Your objective: Take every line from the first down to the line with "const isMajor = (v: number)" and set it down exactly, without the pictures.
** start of Provided data **
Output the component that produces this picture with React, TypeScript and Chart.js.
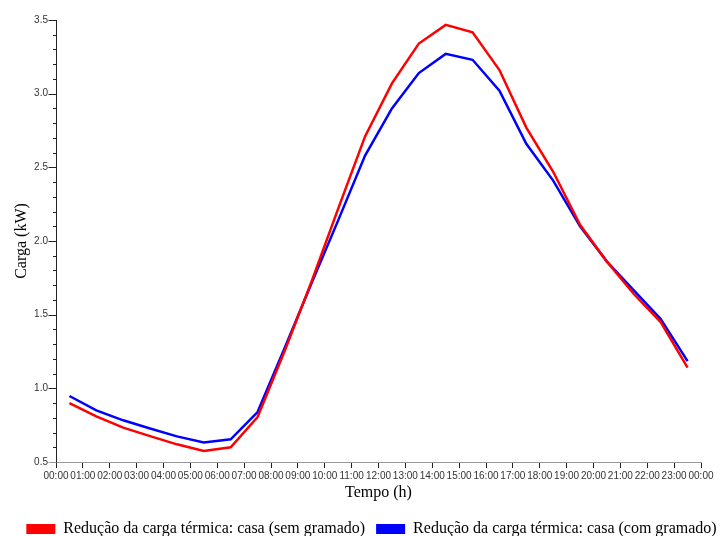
import React, { useEffect, useRef } from "react";
import { Chart, registerables } from "chart.js";

Chart.register(...registerables);

const hours = [0.5, 1.5, 2.5, 3.5, 4.5, 5.5, 6.5, 7.5, 8.5, 9.5, 10.5, 11.5, 12.5, 13.5, 14.5, 15.5, 16.5, 17.5, 18.5, 19.5, 20.5, 21.5, 22.5, 23.5];

const semGramado = [0.9, 0.81, 0.733, 0.676, 0.62, 0.575, 0.6, 0.805, 1.25, 1.72, 2.22, 2.71, 3.07, 3.34, 3.467, 3.417, 3.16, 2.77, 2.47, 2.11, 1.86, 1.64, 1.45, 1.14];

const comGramado = [0.948, 0.85, 0.783, 0.727, 0.674, 0.632, 0.654, 0.839, 1.27, 1.71, 2.14, 2.58, 2.9, 3.14, 3.27, 3.23, 3.02, 2.66, 2.41, 2.1, 1.86, 1.665, 1.47, 1.185];

const tickLabels = ["00:00", "01:00", "02:00", "03:00", "04:00", "05:00", "06:00", "07:00", "08:00", "09:00", "10:00", "11:00", "12:00", "13:00", "14:00", "15:00", "16:00", "17:00", "18:00", "19:00", "20:00", "21:00", "22:00", "23:00", "00:00"];

const seriesNames = ["Redução da carga térmica: casa (sem gramado)", "Redução da carga térmica: casa (com gramado)"];

const isMajor = (v: number) => Math.abs(v * 2 - Math.round(v * 2)) < 1e-6;

const yTicksPlugin = {
  id: "yTicksPlugin",
  afterDraw(chart: any) {
    const y = chart.scales.y;
    const ctx = chart.ctx;
    const x0 = Math.round(chart.chartArea.left) + 0.5;
    ctx.save();
    ctx.lineWidth = 1;
    for (const t of y.ticks) {
      const py = Math.round(y.getPixelForValue(t.value)) + 0.5;
      const len = isMajor(t.value) ? 8 : 3.5;
      ctx.strokeStyle = Math.abs(t.value - y.min) < 1e-6 ? "#999" : "#222";
      ctx.beginPath();
      ctx.moveTo(x0 - len, py);
      ctx.lineTo(x0, py);
      ctx.stroke();
    }
    ctx.restore();
  },
};

export default function App() {
  const ref = useRef<HTMLCanvasElement | null>(null);
  useEffect(() => {
    if (!ref.current) return;
    const chart = new Chart(ref.current, {
      type: "line",
      data: {
        datasets: [
          {
            label: seriesNames[0],
            data: hours.map((h, i) => ({ x: h, y: semGramado[i] })),
            borderColor: "#ff0000",
            backgroundColor: "#ff0000",
            borderWidth: 2.5,
            pointRadius: 0,
            tension: 0,
            yAxisID: "y",
          },
          {
            label: seriesNames[1],
            data: hours.map((h, i) => ({ x: h, y: comGramado[i] })),
            borderColor: "#0000ff",
            backgroundColor: "#0000ff",
            borderWidth: 2.5,
            pointRadius: 0,
            tension: 0,
            yAxisID: "y",
          },
        ],
      },
      options: {
        animation: false,
        responsive: true,
        maintainAspectRatio: false,
        layout: { padding: { top: 20, left: 15, right: 0, bottom: -11 } },
        plugins: {
          tooltip: { enabled: false },
          legend: {
            position: "bottom",
            labels: {
              boxWidth: 29,
              boxHeight: 10,
              padding: 11,
              color: "#000",
              font: { family: "'Liberation Serif', serif", size: 16 },
              generateLabels: (c: any) =>
                (Chart.defaults.plugins.legend.labels as any).generateLabels(c).map((l: any) => ({
                  ...l,
                  lineWidth: 0,
                  fillStyle: l.strokeStyle,
                })),
            },
          },
        },
        scales: {
          x: {
            type: "linear",
            min: 0,
            max: 24,
            afterFit: (s: any) => {
              s.height = 48;
            },
            ticks: {
              stepSize: 1,
              autoSkip: false,
              maxRotation: 0,
              minRotation: 0,
              padding: 2,
              color: "#333",
              font: { family: "'Liberation Sans', Arial, sans-serif", size: 10 },
              callback: (v: any) => tickLabels[Math.round(Number(v))] ?? "",
            },
            grid: { drawOnChartArea: false, drawTicks: true, tickLength: 6, color: "#222" },
            border: { display: true, color: "#999", width: 1 },
            title: {
              display: true,
              text: "Tempo (h)",
              color: "#000",
              font: { family: "'Liberation Serif', serif", size: 16 },
              padding: { top: 0, bottom: 7.4 },
            },
          },
          y: {
            type: "linear",
            position: "left",
            min: 0.5,
            max: 3.5,
            afterFit: (s: any) => {
              s.width = 41;
            },
            ticks: {
              stepSize: 0.1,
              autoSkip: false,
              padding: 8,
              color: "#333",
              font: { family: "'Liberation Sans', Arial, sans-serif", size: 10 },
              callback: (v: any) => (isMajor(Number(v)) ? Number(v).toFixed(1) : ""),
            },
            grid: { display: false, drawTicks: false },
            border: { display: true, color: "#222", width: 1 },
            title: {
              display: true,
              text: "Carga (kW)",
              color: "#000",
              font: { family: "'Liberation Serif', serif", size: 16 },
              padding: { top: -2.5, bottom: 0 },
            },
          },
          yR: {
            type: "linear",
            position: "right",
            display: true,
            afterFit: (s: any) => {
              s.width = 27;
            },
            ticks: { display: false },
            grid: { display: false, drawTicks: false },
            border: { display: false },
          },
        },
      },
      plugins: [yTicksPlugin],
    } as any);
    return () => chart.destroy();
  }, []);
  return (
    <div style={{ position: "absolute", left: 0, top: 0, width: 728, height: 536 }}>
      <canvas ref={ref} />
    </div>
  );
}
** end of Provided data **
Solution below:
Output the component that produces this picture with React, TypeScript and Chart.js.
import React, { useEffect, useRef } from "react";
import { Chart, registerables } from "chart.js";

Chart.register(...registerables);

const hours = [0.5, 1.5, 2.5, 3.5, 4.5, 5.5, 6.5, 7.5, 8.5, 9.5, 10.5, 11.5, 12.5, 13.5, 14.5, 15.5, 16.5, 17.5, 18.5, 19.5, 20.5, 21.5, 22.5, 23.5];

const semGramado = [0.9, 0.81, 0.733, 0.676, 0.62, 0.575, 0.6, 0.805, 1.25, 1.72, 2.22, 2.71, 3.07, 3.34, 3.467, 3.417, 3.16, 2.77, 2.47, 2.11, 1.86, 1.64, 1.45, 1.14];

const comGramado = [0.948, 0.85, 0.783, 0.727, 0.674, 0.632, 0.654, 0.839, 1.27, 1.71, 2.14, 2.58, 2.9, 3.14, 3.27, 3.23, 3.02, 2.66, 2.41, 2.1, 1.86, 1.665, 1.47, 1.185];

const tickLabels = ["00:00", "01:00", "02:00", "03:00", "04:00", "05:00", "06:00", "07:00", "08:00", "09:00", "10:00", "11:00", "12:00", "13:00", "14:00", "15:00", "16:00", "17:00", "18:00", "19:00", "20:00", "21:00", "22:00", "23:00", "00:00"];

const seriesNames = ["Redução da carga térmica: casa (sem gramado)", "Redução da carga térmica: casa (com gramado)"];

const isMajor = (v: number) => Math.abs(v * 2 - Math.round(v * 2)) < 1e-6;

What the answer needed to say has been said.